Secondi (Parsec): «Spesso i tutor diventano un punto di riferimento»
di parsec
Compiti@Casa, la referente del Lazio: «Il digitale può diventare uno strumento di autonomia per i ragazzi e le ragazze»
Da chi affronta ostacoli linguistici dopo un recente arrivo in Italia da un altro paese a chi fatica nel passaggio dalle elementari alle medie: nel Lazio il progetto Compiti@Casa è attivo in cinque diversi istituti compresivi, tre a Roma (Municipi III e V) e due tra Rieti e provincia. «Nelle scuole di Roma avevamo già lavorato in passato, mentre a Rieti siamo entrati quest’anno per la prima volta», spiega Giorgia Secondi, psicologa e referente territoriale per il Lazio del progetto per la cooperativa sociale Parsec, ente capofila. «A Roma avevamo già collaborato con queste scuole in progetti dedicati alla prevenzione, al benessere e al contrasto alla dispersione scolastica. A Rieti, invece, abbiamo dovuto costruire nuove relazioni e nuove alleanze, ma il percorso nel suo insieme è stato lineare e positivo».

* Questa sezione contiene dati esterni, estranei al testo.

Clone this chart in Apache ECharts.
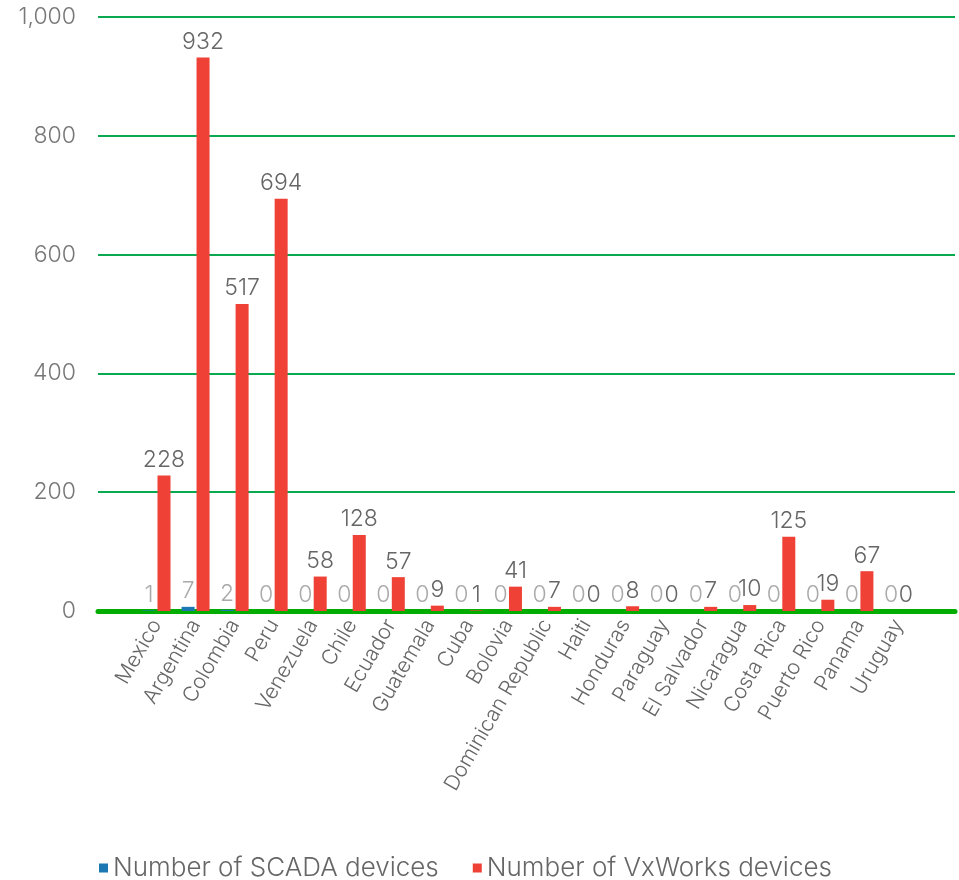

I ragazzi e le ragazze coinvolti nel tutorato hanno profili diversi e bisogni eterogenei: qualcuno ha lacune pregresse, altri hanno difficoltà linguistiche per via del background migratorio altri ancora stanno affrontando momenti critici del loro percorso scolastico. A loro fianco gli studenti universitari provenienti in gran parte dall’Università Sapienza di Roma, che li accompagnano nel percorso di apprendimento e possono rivelarsi quasi come fratelli e sorelle maggiori. «Il tutorato uno-a-due ha funzionato, il rapporto personalizzato fa la differenza», sottolinea la referente. Tuttavia è proprio il legame umano tra tutor e studenti a emergere con maggiore forza: «In molti casi i tutor diventano un punto di riferimento e, perfino, un modello da seguire. Le famiglie ci raccontano che alcuni ragazzi e ragazze hanno iniziato a parlare di Erasmus, di cosa studieranno all’università. Vediamo entrare in connessione mondi che prima sembravano lontani».
Alcuni ragazzi e ragazze non saltano mai un appuntamento, altri hanno una frequenza più discontinua. «Quando si crea un’alleanza educativa forte tra tutor e studente, il percorso funziona. Ma serve anche un’alleanza con le famiglie. Dove questa manca, il progetto fa fatica a partire. Per questa ragione, la costruzione iniziale di un patto educativo con i genitori è fondamentale», prosegue Secondi che, all’interno del progetto, si occupa anche di coordinare il servizio di segretariato socio-educativo presente nelle scuole: un presidio pensato per le famiglie, spesso con background migratorio, che hanno bisogno di supporto burocratico o digitale.
Tra gli aspetti più stimolanti del progetto vi è senz’altro il superamento di alcune diffidenze da parte delle famiglie. «Dopo la pandemia alcuni genitori erano scettici nei confronti della riattivazione degli strumenti digitali», conclude la psicologa. «E invece è stato bello scoprire che il digitale può diventare uno strumento di autonomia anche da parte dei ragazzi e delle ragazze che, sono diventati sempre più indipendenti nell’accesso alla piattaforma, anche rispetto alle stesse figure adulte. E ora sono loro a spiegare ai genitori come scrivere sul forum o come comunicare con i tutor. Insomma, con il tempo sono diventati protagonisti del proprio percorso».